◆ Given problem
Go through the entries below and print each one exactly, leaving out pictures.

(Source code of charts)
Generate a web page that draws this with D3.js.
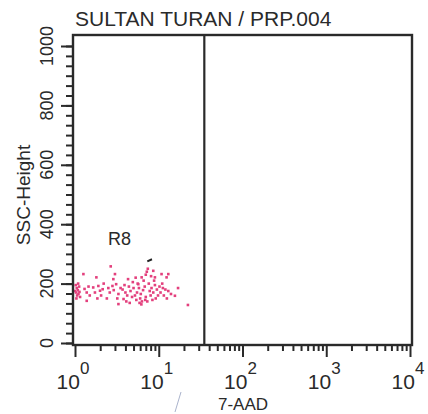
<!DOCTYPE html>
<html><head><meta charset="utf-8">
<script src="https://cdn.jsdelivr.net/npm/d3@7"></script>
<style>html,body{margin:0;padding:0;background:#fff;}svg{display:block;}</style>
</head><body>
<svg id="c" width="428" height="414"></svg>
<script>
const title = "SULTAN TURAN / PRP.004";
const xLabel = "7-AAD";
const yLabel = "SSC-Height";
const gateLabel = "R8";
const gateX = 35;
const yTickValues = [0, 200, 400, 600, 800, 1000];
const xTickExponents = [0, 1, 2, 3, 4];
// events: 7-AAD (log), SSC-Height (linear)
const eventX = [1.02,1.05,1.08,1.03,1.1,1.06,1.12,1.0,1.15,1.04,1.09,1.13,
  1.26,1.3,1.38,1.38,1.45,1.5,
  1.65,1.73,1.8,1.9,1.99,2.14,2.05,1.85,2.2,
  2.67,2.5,2.6,2.8,3.0,2.87,3.1,2.9,3.3,3.3,3.5,2.4,3.2,
  3.7,3.9,4.0,4.2,4.4,4.6,4.8,4.1,3.8,4.5,4.9,4.3,5.0,
  5.2,5.4,5.5,5.6,5.8,6.0,6.1,6.3,6.5,6.6,6.8,7.0,5.3,6.2,5.9,6.9,7.0,5.7,6.25,
  7.2,7.4,7.6,7.8,8.0,8.2,8.4,8.6,8.8,9.0,9.2,9.5,9.8,7.3,8.1,9.0,8.6,
  10.2,10.5,11,11.5,12,12.5,13,10.8,12.4,13,14,15.6,11.2,
  17,22.3];
const eventY = [195,185,178,170,165,160,190,175,155,150,200,172,
  232,182,170,142,190,160,
  187,170,221,192,176,181,160,150,200,
  258,185,170,192,232,215,198,178,165,131,185,150,150,
  180,195,170,160,190,175,155,140,148,135,205,215,185,
  160,145,170,200,185,150,165,140,178,210,190,155,220,130,135,145,230,198,221,
  240,250,200,175,160,185,145,170,210,195,150,180,160,140,225,221,243,
  190,170,200,160,180,150,175,232,221,232,165,159,185,
  185,128];

const svg = d3.select("#c");
const ink = "#2a2a2a";
const font = "'Liberation Sans', Arial, Helvetica, sans-serif";

const x = d3.scaleLog().domain([1, 1e4]).range([75, 410]);
const y = d3.scaleLinear().domain([0, 1000]).range([343, 46]);
const frame = {l: 73, r: 412, t: 35, b: 345};

// title
svg.append("text").attr("x", 75).attr("y", 26)
  .attr("font-family", font).attr("font-size", 21).attr("fill", ink).text(title);

// points
const pts = eventX.map((v, i) => ({x: v, y: eventY[i]}));
svg.append("g").selectAll("rect").data(pts).join("rect")
  .attr("x", d => x(d.x) - 1.3).attr("y", d => y(d.y) - 1.3)
  .attr("width", 2.6).attr("height", 2.6).attr("fill", "#e3407d");

// frame
svg.append("rect").attr("x", frame.l).attr("y", frame.t)
  .attr("width", frame.r - frame.l).attr("height", frame.b - frame.t)
  .attr("fill", "none").attr("stroke", ink).attr("stroke-width", 2.4);

// gate line
svg.append("line").attr("x1", x(gateX)).attr("x2", x(gateX))
  .attr("y1", frame.t).attr("y2", frame.b)
  .attr("stroke", ink).attr("stroke-width", 2.2);

// gate label and marker
svg.append("text").attr("x", 108).attr("y", 245)
  .attr("font-family", font).attr("font-size", 18).attr("fill", ink).text(gateLabel);
svg.append("line").attr("x1", x(7.3)).attr("y1", y(275)).attr("x2", x(8.3)).attr("y2", y(282))
  .attr("stroke", "#222").attr("stroke-width", 2);

// y axis ticks
const yMinor = d3.range(0, 1000.1, 200 / 6);
const yAxisMinor = d3.axisLeft(y).tickValues(yMinor).tickSize(7).tickFormat("");
const gYm = svg.append("g").attr("transform", `translate(${frame.l},0)`).call(yAxisMinor);
const yAxisMajor = d3.axisLeft(y).tickValues(yTickValues).tickSize(12).tickFormat("");
const gY = svg.append("g").attr("transform", `translate(${frame.l},0)`).call(yAxisMajor);
[gYm, gY].forEach(g => {
  g.select(".domain").remove();
  g.selectAll("line").attr("stroke", ink).attr("stroke-width", 2);
});
svg.append("g").selectAll("text").data(yTickValues).join("text")
  .attr("transform", d => `translate(53,${y(d)}) rotate(-90)`)
  .attr("text-anchor", "middle").attr("font-family", font).attr("font-size", 18)
  .attr("fill", ink).text(d => d);
svg.append("text").attr("transform", `translate(30,195) rotate(-90)`)
  .attr("text-anchor", "middle").attr("font-family", font).attr("font-size", 19)
  .attr("fill", ink).text(yLabel);

// x axis ticks
const xMinor = [];
for (let e = 0; e < 4; e++) for (let m = 2; m <= 9; m++) xMinor.push(m * Math.pow(10, e));
const xAxisMinor = d3.axisBottom(x).tickValues(xMinor).tickSize(6).tickFormat("");
const gXm = svg.append("g").attr("transform", `translate(0,${frame.b})`).call(xAxisMinor);
const xAxisMajor = d3.axisBottom(x).tickValues(xTickExponents.map(e => Math.pow(10, e))).tickSize(12).tickFormat("");
const gX = svg.append("g").attr("transform", `translate(0,${frame.b})`).call(xAxisMajor);
[gXm, gX].forEach(g => {
  g.select(".domain").remove();
  g.selectAll("line").attr("stroke", ink).attr("stroke-width", 2);
});
const xl = svg.append("g").selectAll("text").data(xTickExponents).join("text")
  .attr("x", d => x(Math.pow(10, d)) - 2).attr("y", 389)
  .attr("text-anchor", "middle").attr("font-family", font).attr("fill", ink);
xl.append("tspan").attr("font-size", 21).text("10");
xl.append("tspan").attr("font-size", 17).attr("dy", -15).text(d => d);

svg.append("text").attr("x", 243).attr("y", 410).attr("text-anchor", "middle")
  .attr("font-family", font).attr("font-size", 17).attr("fill", ink).text(xLabel);

// faint pen mark
svg.append("line").attr("x1", 181).attr("y1", 392).attr("x2", 175).attr("y2", 412)
  .attr("stroke", "#aab3cc").attr("stroke-width", 1);
</script>
</body></html>
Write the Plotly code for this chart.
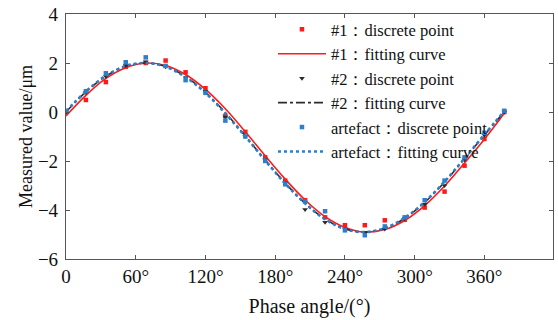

◆ Response to this task
Generate a web page that draws this with D3.js.
<!DOCTYPE html>
<html><head><meta charset="utf-8">
<script src="https://cdn.jsdelivr.net/npm/d3@7"></script>
<style>html,body{margin:0;padding:0;background:#fff;}svg{display:block;}</style>
</head><body>
<svg id="c" width="428" height="414"></svg>
<script>
const title = "SULTAN TURAN / PRP.004";
const xLabel = "7-AAD";
const yLabel = "SSC-Height";
const gateLabel = "R8";
const gateX = 35;
const yTickValues = [0, 200, 400, 600, 800, 1000];
const xTickExponents = [0, 1, 2, 3, 4];
// events: 7-AAD (log), SSC-Height (linear)
const eventX = [1.02,1.05,1.08,1.03,1.1,1.06,1.12,1.0,1.15,1.04,1.09,1.13,
  1.26,1.3,1.38,1.38,1.45,1.5,
  1.65,1.73,1.8,1.9,1.99,2.14,2.05,1.85,2.2,
  2.67,2.5,2.6,2.8,3.0,2.87,3.1,2.9,3.3,3.3,3.5,2.4,3.2,
  3.7,3.9,4.0,4.2,4.4,4.6,4.8,4.1,3.8,4.5,4.9,4.3,5.0,
  5.2,5.4,5.5,5.6,5.8,6.0,6.1,6.3,6.5,6.6,6.8,7.0,5.3,6.2,5.9,6.9,7.0,5.7,6.25,
  7.2,7.4,7.6,7.8,8.0,8.2,8.4,8.6,8.8,9.0,9.2,9.5,9.8,7.3,8.1,9.0,8.6,
  10.2,10.5,11,11.5,12,12.5,13,10.8,12.4,13,14,15.6,11.2,
  17,22.3];
const eventY = [195,185,178,170,165,160,190,175,155,150,200,172,
  232,182,170,142,190,160,
  187,170,221,192,176,181,160,150,200,
  258,185,170,192,232,215,198,178,165,131,185,150,150,
  180,195,170,160,190,175,155,140,148,135,205,215,185,
  160,145,170,200,185,150,165,140,178,210,190,155,220,130,135,145,230,198,221,
  240,250,200,175,160,185,145,170,210,195,150,180,160,140,225,221,243,
  190,170,200,160,180,150,175,232,221,232,165,159,185,
  185,128];

const svg = d3.select("#c");
const ink = "#2a2a2a";
const font = "'Liberation Sans', Arial, Helvetica, sans-serif";

const x = d3.scaleLog().domain([1, 1e4]).range([75, 410]);
const y = d3.scaleLinear().domain([0, 1000]).range([343, 46]);
const frame = {l: 73, r: 412, t: 35, b: 345};

// title
svg.append("text").attr("x", 75).attr("y", 26)
  .attr("font-family", font).attr("font-size", 21).attr("fill", ink).text(title);

// points
const pts = eventX.map((v, i) => ({x: v, y: eventY[i]}));
svg.append("g").selectAll("rect").data(pts).join("rect")
  .attr("x", d => x(d.x) - 1.3).attr("y", d => y(d.y) - 1.3)
  .attr("width", 2.6).attr("height", 2.6).attr("fill", "#e3407d");

// frame
svg.append("rect").attr("x", frame.l).attr("y", frame.t)
  .attr("width", frame.r - frame.l).attr("height", frame.b - frame.t)
  .attr("fill", "none").attr("stroke", ink).attr("stroke-width", 2.4);

// gate line
svg.append("line").attr("x1", x(gateX)).attr("x2", x(gateX))
  .attr("y1", frame.t).attr("y2", frame.b)
  .attr("stroke", ink).attr("stroke-width", 2.2);

// gate label and marker
svg.append("text").attr("x", 108).attr("y", 245)
  .attr("font-family", font).attr("font-size", 18).attr("fill", ink).text(gateLabel);
svg.append("line").attr("x1", x(7.3)).attr("y1", y(275)).attr("x2", x(8.3)).attr("y2", y(282))
  .attr("stroke", "#222").attr("stroke-width", 2);

// y axis ticks
const yMinor = d3.range(0, 1000.1, 200 / 6);
const yAxisMinor = d3.axisLeft(y).tickValues(yMinor).tickSize(7).tickFormat("");
const gYm = svg.append("g").attr("transform", `translate(${frame.l},0)`).call(yAxisMinor);
const yAxisMajor = d3.axisLeft(y).tickValues(yTickValues).tickSize(12).tickFormat("");
const gY = svg.append("g").attr("transform", `translate(${frame.l},0)`).call(yAxisMajor);
[gYm, gY].forEach(g => {
  g.select(".domain").remove();
  g.selectAll("line").attr("stroke", ink).attr("stroke-width", 2);
});
svg.append("g").selectAll("text").data(yTickValues).join("text")
  .attr("transform", d => `translate(53,${y(d)}) rotate(-90)`)
  .attr("text-anchor", "middle").attr("font-family", font).attr("font-size", 18)
  .attr("fill", ink).text(d => d);
svg.append("text").attr("transform", `translate(30,195) rotate(-90)`)
  .attr("text-anchor", "middle").attr("font-family", font).attr("font-size", 19)
  .attr("fill", ink).text(yLabel);

// x axis ticks
const xMinor = [];
for (let e = 0; e < 4; e++) for (let m = 2; m <= 9; m++) xMinor.push(m * Math.pow(10, e));
const xAxisMinor = d3.axisBottom(x).tickValues(xMinor).tickSize(6).tickFormat("");
const gXm = svg.append("g").attr("transform", `translate(0,${frame.b})`).call(xAxisMinor);
const xAxisMajor = d3.axisBottom(x).tickValues(xTickExponents.map(e => Math.pow(10, e))).tickSize(12).tickFormat("");
const gX = svg.append("g").attr("transform", `translate(0,${frame.b})`).call(xAxisMajor);
[gXm, gX].forEach(g => {
  g.select(".domain").remove();
  g.selectAll("line").attr("stroke", ink).attr("stroke-width", 2);
});
const xl = svg.append("g").selectAll("text").data(xTickExponents).join("text")
  .attr("x", d => x(Math.pow(10, d)) - 2).attr("y", 389)
  .attr("text-anchor", "middle").attr("font-family", font).attr("fill", ink);
xl.append("tspan").attr("font-size", 21).text("10");
xl.append("tspan").attr("font-size", 17).attr("dy", -15).text(d => d);

svg.append("text").attr("x", 243).attr("y", 410).attr("text-anchor", "middle")
  .attr("font-family", font).attr("font-size", 17).attr("fill", ink).text(xLabel);

// faint pen mark
svg.append("line").attr("x1", 181).attr("y1", 392).attr("x2", 175).attr("y2", 412)
  .attr("stroke", "#aab3cc").attr("stroke-width", 1);
</script>
</body></html>
Write the Plotly code for this chart.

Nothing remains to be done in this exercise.